What to work on: Carry none of the pictures over; write out the complete data exactly.

Saved data entries:

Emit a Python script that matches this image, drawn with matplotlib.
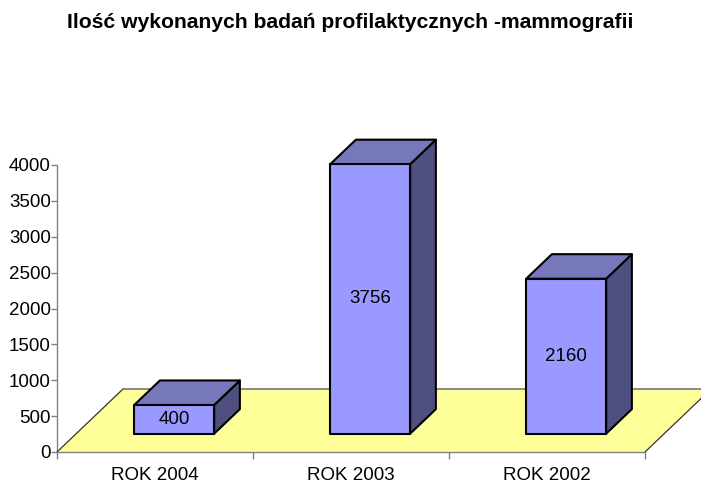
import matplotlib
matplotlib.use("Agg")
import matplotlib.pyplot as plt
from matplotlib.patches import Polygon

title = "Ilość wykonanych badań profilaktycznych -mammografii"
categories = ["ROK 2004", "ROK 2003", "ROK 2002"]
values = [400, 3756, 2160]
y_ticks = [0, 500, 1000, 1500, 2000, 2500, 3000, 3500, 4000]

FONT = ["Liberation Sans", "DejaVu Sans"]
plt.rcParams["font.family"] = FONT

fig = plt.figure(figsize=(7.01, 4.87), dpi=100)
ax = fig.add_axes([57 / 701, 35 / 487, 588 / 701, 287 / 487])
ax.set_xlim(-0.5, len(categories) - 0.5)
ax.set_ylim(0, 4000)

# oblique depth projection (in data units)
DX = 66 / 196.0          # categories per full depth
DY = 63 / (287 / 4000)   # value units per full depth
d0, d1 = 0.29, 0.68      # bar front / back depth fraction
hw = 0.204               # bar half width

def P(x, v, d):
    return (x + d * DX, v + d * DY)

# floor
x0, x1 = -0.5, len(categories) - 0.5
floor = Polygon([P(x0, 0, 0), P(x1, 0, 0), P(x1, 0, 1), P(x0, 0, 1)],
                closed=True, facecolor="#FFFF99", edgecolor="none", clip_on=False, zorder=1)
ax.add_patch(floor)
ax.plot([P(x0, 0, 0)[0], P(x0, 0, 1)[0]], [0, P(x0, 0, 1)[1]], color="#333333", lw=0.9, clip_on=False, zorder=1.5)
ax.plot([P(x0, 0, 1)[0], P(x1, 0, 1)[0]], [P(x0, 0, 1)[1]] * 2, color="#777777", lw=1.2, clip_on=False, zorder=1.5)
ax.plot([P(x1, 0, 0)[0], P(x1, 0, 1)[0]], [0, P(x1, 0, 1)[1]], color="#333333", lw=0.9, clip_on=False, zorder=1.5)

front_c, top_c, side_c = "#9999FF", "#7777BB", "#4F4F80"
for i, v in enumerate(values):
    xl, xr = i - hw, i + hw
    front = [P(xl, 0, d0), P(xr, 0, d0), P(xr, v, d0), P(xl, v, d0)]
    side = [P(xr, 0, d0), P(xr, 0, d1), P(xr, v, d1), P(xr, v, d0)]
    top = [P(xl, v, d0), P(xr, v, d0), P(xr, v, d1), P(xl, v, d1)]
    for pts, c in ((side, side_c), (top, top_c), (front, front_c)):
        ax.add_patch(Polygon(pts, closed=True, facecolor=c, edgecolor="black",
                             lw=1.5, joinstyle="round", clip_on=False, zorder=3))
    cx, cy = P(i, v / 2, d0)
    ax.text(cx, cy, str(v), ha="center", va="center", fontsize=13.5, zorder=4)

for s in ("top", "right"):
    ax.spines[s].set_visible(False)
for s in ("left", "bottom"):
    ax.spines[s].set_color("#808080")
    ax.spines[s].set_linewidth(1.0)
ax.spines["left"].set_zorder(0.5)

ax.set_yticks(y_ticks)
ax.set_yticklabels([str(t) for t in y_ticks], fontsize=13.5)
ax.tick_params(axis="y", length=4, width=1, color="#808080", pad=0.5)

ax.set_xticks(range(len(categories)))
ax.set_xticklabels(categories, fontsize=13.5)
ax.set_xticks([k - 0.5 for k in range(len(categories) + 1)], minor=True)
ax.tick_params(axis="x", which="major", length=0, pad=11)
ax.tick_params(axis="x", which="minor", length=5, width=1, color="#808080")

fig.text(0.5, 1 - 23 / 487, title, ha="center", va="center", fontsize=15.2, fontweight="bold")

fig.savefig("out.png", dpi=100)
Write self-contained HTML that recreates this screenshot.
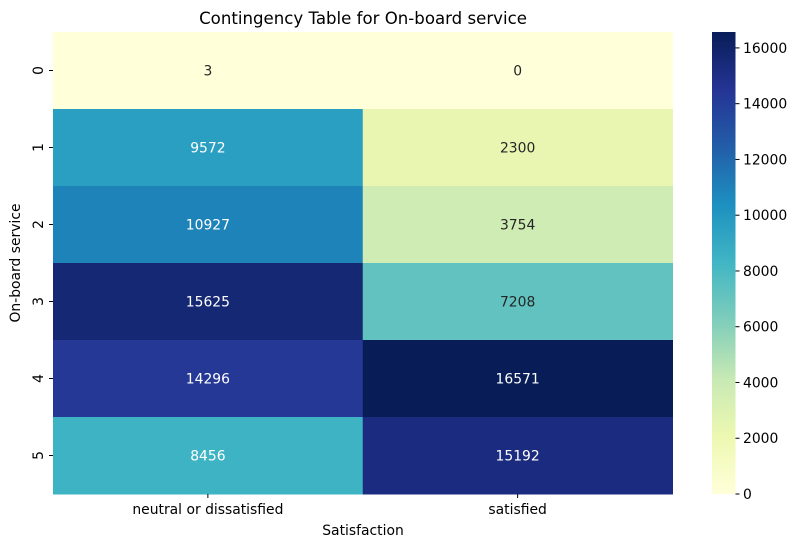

Result:
Emit a Python script that matches this image, drawn with matplotlib.
import matplotlib
matplotlib.use("Agg")
import matplotlib.pyplot as plt
from matplotlib.patches import Polygon

title = "Ilość wykonanych badań profilaktycznych -mammografii"
categories = ["ROK 2004", "ROK 2003", "ROK 2002"]
values = [400, 3756, 2160]
y_ticks = [0, 500, 1000, 1500, 2000, 2500, 3000, 3500, 4000]

FONT = ["Liberation Sans", "DejaVu Sans"]
plt.rcParams["font.family"] = FONT

fig = plt.figure(figsize=(7.01, 4.87), dpi=100)
ax = fig.add_axes([57 / 701, 35 / 487, 588 / 701, 287 / 487])
ax.set_xlim(-0.5, len(categories) - 0.5)
ax.set_ylim(0, 4000)

# oblique depth projection (in data units)
DX = 66 / 196.0          # categories per full depth
DY = 63 / (287 / 4000)   # value units per full depth
d0, d1 = 0.29, 0.68      # bar front / back depth fraction
hw = 0.204               # bar half width

def P(x, v, d):
    return (x + d * DX, v + d * DY)

# floor
x0, x1 = -0.5, len(categories) - 0.5
floor = Polygon([P(x0, 0, 0), P(x1, 0, 0), P(x1, 0, 1), P(x0, 0, 1)],
                closed=True, facecolor="#FFFF99", edgecolor="none", clip_on=False, zorder=1)
ax.add_patch(floor)
ax.plot([P(x0, 0, 0)[0], P(x0, 0, 1)[0]], [0, P(x0, 0, 1)[1]], color="#333333", lw=0.9, clip_on=False, zorder=1.5)
ax.plot([P(x0, 0, 1)[0], P(x1, 0, 1)[0]], [P(x0, 0, 1)[1]] * 2, color="#777777", lw=1.2, clip_on=False, zorder=1.5)
ax.plot([P(x1, 0, 0)[0], P(x1, 0, 1)[0]], [0, P(x1, 0, 1)[1]], color="#333333", lw=0.9, clip_on=False, zorder=1.5)

front_c, top_c, side_c = "#9999FF", "#7777BB", "#4F4F80"
for i, v in enumerate(values):
    xl, xr = i - hw, i + hw
    front = [P(xl, 0, d0), P(xr, 0, d0), P(xr, v, d0), P(xl, v, d0)]
    side = [P(xr, 0, d0), P(xr, 0, d1), P(xr, v, d1), P(xr, v, d0)]
    top = [P(xl, v, d0), P(xr, v, d0), P(xr, v, d1), P(xl, v, d1)]
    for pts, c in ((side, side_c), (top, top_c), (front, front_c)):
        ax.add_patch(Polygon(pts, closed=True, facecolor=c, edgecolor="black",
                             lw=1.5, joinstyle="round", clip_on=False, zorder=3))
    cx, cy = P(i, v / 2, d0)
    ax.text(cx, cy, str(v), ha="center", va="center", fontsize=13.5, zorder=4)

for s in ("top", "right"):
    ax.spines[s].set_visible(False)
for s in ("left", "bottom"):
    ax.spines[s].set_color("#808080")
    ax.spines[s].set_linewidth(1.0)
ax.spines["left"].set_zorder(0.5)

ax.set_yticks(y_ticks)
ax.set_yticklabels([str(t) for t in y_ticks], fontsize=13.5)
ax.tick_params(axis="y", length=4, width=1, color="#808080", pad=0.5)

ax.set_xticks(range(len(categories)))
ax.set_xticklabels(categories, fontsize=13.5)
ax.set_xticks([k - 0.5 for k in range(len(categories) + 1)], minor=True)
ax.tick_params(axis="x", which="major", length=0, pad=11)
ax.tick_params(axis="x", which="minor", length=5, width=1, color="#808080")

fig.text(0.5, 1 - 23 / 487, title, ha="center", va="center", fontsize=15.2, fontweight="bold")

fig.savefig("out.png", dpi=100)
Write self-contained HTML that recreates this screenshot.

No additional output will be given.